• Short task:
Drop every picture, then transcribe the remaining data exactly.

• Data block:
-- Start --
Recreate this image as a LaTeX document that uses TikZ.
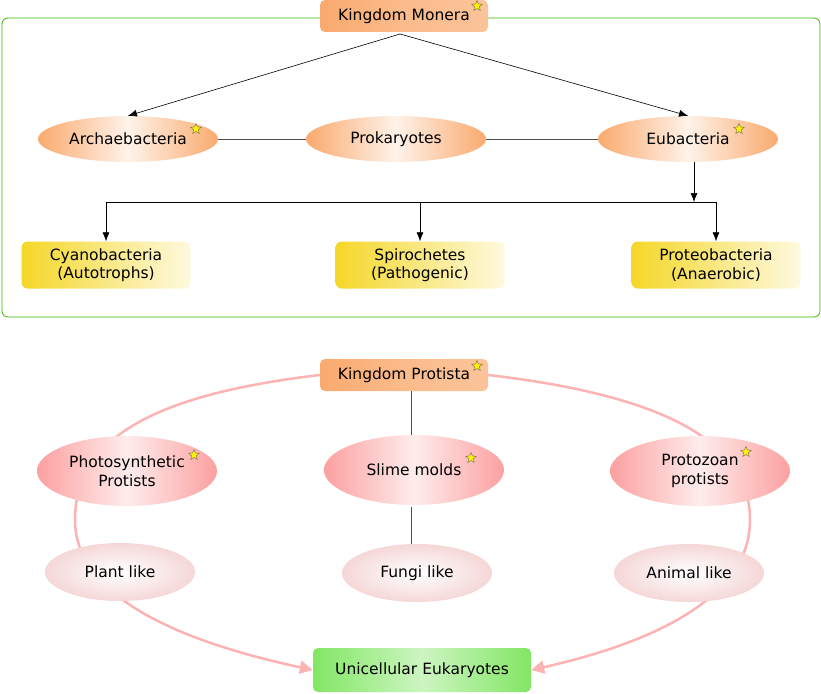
\documentclass[tikz,border=0pt]{standalone}
\usepackage{fontspec}
\setmainfont{DejaVu Sans}
\usetikzlibrary{shapes.geometric,arrows.meta,positioning,backgrounds}
\definecolor{orng}{RGB}{250,170,110}
\definecolor{ylw}{RGB}{245,215,40}
\definecolor{pnk}{RGB}{252,160,160}
\definecolor{lpnk}{RGB}{245,215,215}
\definecolor{grn}{RGB}{130,230,100}
\tikzset{
  kbox/.style={draw=none,rounded corners=5pt,minimum width=168pt,minimum height=32pt,left color=orng,right color=orng!70,middle color=orng!80},
  ybox/.style={rounded corners=6pt,minimum width=169pt,minimum height=47pt,left color=ylw,right color=ylw!15,align=center},
  oell/.style={ellipse,minimum width=180pt,minimum height=46pt,left color=orng,right color=orng,middle color=orng!15},
  pell/.style={ellipse,minimum width=180pt,minimum height=70pt,left color=pnk,right color=pnk,middle color=pnk!20,align=center},
  lell/.style={ellipse,minimum width=150pt,minimum height=58pt,inner color=white,outer color=lpnk},
  starmark/.style={star,star points=5,star point ratio=2.2,draw=black!60,fill=yellow,inner sep=0pt,minimum size=11pt,line width=0.4pt},
}
\begin{document}
\begin{tikzpicture}[x=1pt,y=-1pt,font=\fontsize{15.5}{18.5}\selectfont]
  \useasboundingbox (0,0) rectangle (821,693);
  \draw[draw=green!60!black!70!lime,rounded corners=6pt,line width=0.8pt] (2,18) rectangle (820,317);
  % Monera
  \node[kbox] (mon) at (404,16) {Kingdom Monera};
  \node[oell] (arch) at (128,139) {Archaebacteria};
  \node[oell] (prok) at (396,139) {Prokaryotes};
  \node[oell] (eub) at (688,139) {Eubacteria};
  \node[ybox] (cyan) at (106,265) {Cyanobacteria\\(Autotrophs)};
  \node[ybox] (spir) at (420,265) {Spirochetes\\(Pathogenic)};
  \node[ybox] (prot) at (716,265) {Proteobacteria\\(Anaerobic)};
  \coordinate (top) at (400,34);
  \coordinate (fork) at (694,202);
  \begin{scope}[-{Latex[length=9pt,width=7pt]},line width=0.6pt]
    \draw (top) -- (arch.north);
    \draw (top) -- (eub.north);
    \draw (eub.south -| fork) -- (fork);
    \draw (fork) -| (prot.north);
    \draw (fork) -| (cyan.north);
    \draw (spir.north |- fork) -- (spir.north);
  \end{scope}
  \draw[black!70] (arch) -- (prok) (prok) -- (eub);
  % Protista
  \node[kbox] (pro) at (404,375) {Kingdom Protista};
  \node[pell] (photo) at (127,471) {Photosynthetic\\Protists};
  \node[pell] (slime) at (414,470) {Slime molds};
  \node[pell] (zoo) at (700,471) {Protozoan\\protists};
  \node[lell] (plant) at (120,572) {Plant like};
  \node[lell] (fungi) at (417,573) {Fungi like};
  \node[lell] (anim) at (689,573) {Animal like};
  \node[rounded corners=5pt,minimum width=218pt,minimum height=44pt,left color=grn,right color=grn,middle color=grn!40] (uni) at (422,670) {Unicellular Eukaryotes};
  \begin{scope}[on background layer]
    \draw[black!70] (pro.south -| 411,0) -- (411,437);
    \draw[black!70] (411,507) -- (411,545);
    \begin{scope}[pnk!80,line width=2.5pt,-{Triangle[length=13pt,width=13pt]}]
      \draw (pro.west) .. controls (150,395) and (75,440) .. (75,520) .. controls (75,610) and (220,650) .. (uni.west);
      \draw (pro.east) .. controls (660,395) and (750,440) .. (750,520) .. controls (750,610) and (620,650) .. (uni.east);
    \end{scope}
  \end{scope}
  \foreach \p in {(477,6),(196,129),(739,129),(477,366),(194,455),(471,458),(746,452)}
    \node[starmark] at \p {};
\end{tikzpicture}
\end{document}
-- End --
• Solution to this task:
Recreate this image as a LaTeX document that uses TikZ.
\documentclass[tikz,border=0pt]{standalone}
\usepackage{fontspec}
\setmainfont{DejaVu Sans}
\usetikzlibrary{shapes.geometric,arrows.meta,positioning,backgrounds}
\definecolor{orng}{RGB}{250,170,110}
\definecolor{ylw}{RGB}{245,215,40}
\definecolor{pnk}{RGB}{252,160,160}
\definecolor{lpnk}{RGB}{245,215,215}
\definecolor{grn}{RGB}{130,230,100}
\tikzset{
  kbox/.style={draw=none,rounded corners=5pt,minimum width=168pt,minimum height=32pt,left color=orng,right color=orng!70,middle color=orng!80},
  ybox/.style={rounded corners=6pt,minimum width=169pt,minimum height=47pt,left color=ylw,right color=ylw!15,align=center},
  oell/.style={ellipse,minimum width=180pt,minimum height=46pt,left color=orng,right color=orng,middle color=orng!15},
  pell/.style={ellipse,minimum width=180pt,minimum height=70pt,left color=pnk,right color=pnk,middle color=pnk!20,align=center},
  lell/.style={ellipse,minimum width=150pt,minimum height=58pt,inner color=white,outer color=lpnk},
  starmark/.style={star,star points=5,star point ratio=2.2,draw=black!60,fill=yellow,inner sep=0pt,minimum size=11pt,line width=0.4pt},
}
\begin{document}
\begin{tikzpicture}[x=1pt,y=-1pt,font=\fontsize{15.5}{18.5}\selectfont]
  \useasboundingbox (0,0) rectangle (821,693);
  \draw[draw=green!60!black!70!lime,rounded corners=6pt,line width=0.8pt] (2,18) rectangle (820,317);
  % Monera
  \node[kbox] (mon) at (404,16) {Kingdom Monera};
  \node[oell] (arch) at (128,139) {Archaebacteria};
  \node[oell] (prok) at (396,139) {Prokaryotes};
  \node[oell] (eub) at (688,139) {Eubacteria};
  \node[ybox] (cyan) at (106,265) {Cyanobacteria\\(Autotrophs)};
  \node[ybox] (spir) at (420,265) {Spirochetes\\(Pathogenic)};
  \node[ybox] (prot) at (716,265) {Proteobacteria\\(Anaerobic)};
  \coordinate (top) at (400,34);
  \coordinate (fork) at (694,202);
  \begin{scope}[-{Latex[length=9pt,width=7pt]},line width=0.6pt]
    \draw (top) -- (arch.north);
    \draw (top) -- (eub.north);
    \draw (eub.south -| fork) -- (fork);
    \draw (fork) -| (prot.north);
    \draw (fork) -| (cyan.north);
    \draw (spir.north |- fork) -- (spir.north);
  \end{scope}
  \draw[black!70] (arch) -- (prok) (prok) -- (eub);
  % Protista
  \node[kbox] (pro) at (404,375) {Kingdom Protista};
  \node[pell] (photo) at (127,471) {Photosynthetic\\Protists};
  \node[pell] (slime) at (414,470) {Slime molds};
  \node[pell] (zoo) at (700,471) {Protozoan\\protists};
  \node[lell] (plant) at (120,572) {Plant like};
  \node[lell] (fungi) at (417,573) {Fungi like};
  \node[lell] (anim) at (689,573) {Animal like};
  \node[rounded corners=5pt,minimum width=218pt,minimum height=44pt,left color=grn,right color=grn,middle color=grn!40] (uni) at (422,670) {Unicellular Eukaryotes};
  \begin{scope}[on background layer]
    \draw[black!70] (pro.south -| 411,0) -- (411,437);
    \draw[black!70] (411,507) -- (411,545);
    \begin{scope}[pnk!80,line width=2.5pt,-{Triangle[length=13pt,width=13pt]}]
      \draw (pro.west) .. controls (150,395) and (75,440) .. (75,520) .. controls (75,610) and (220,650) .. (uni.west);
      \draw (pro.east) .. controls (660,395) and (750,440) .. (750,520) .. controls (750,610) and (620,650) .. (uni.east);
    \end{scope}
  \end{scope}
  \foreach \p in {(477,6),(196,129),(739,129),(477,366),(194,455),(471,458),(746,452)}
    \node[starmark] at \p {};
\end{tikzpicture}
\end{document}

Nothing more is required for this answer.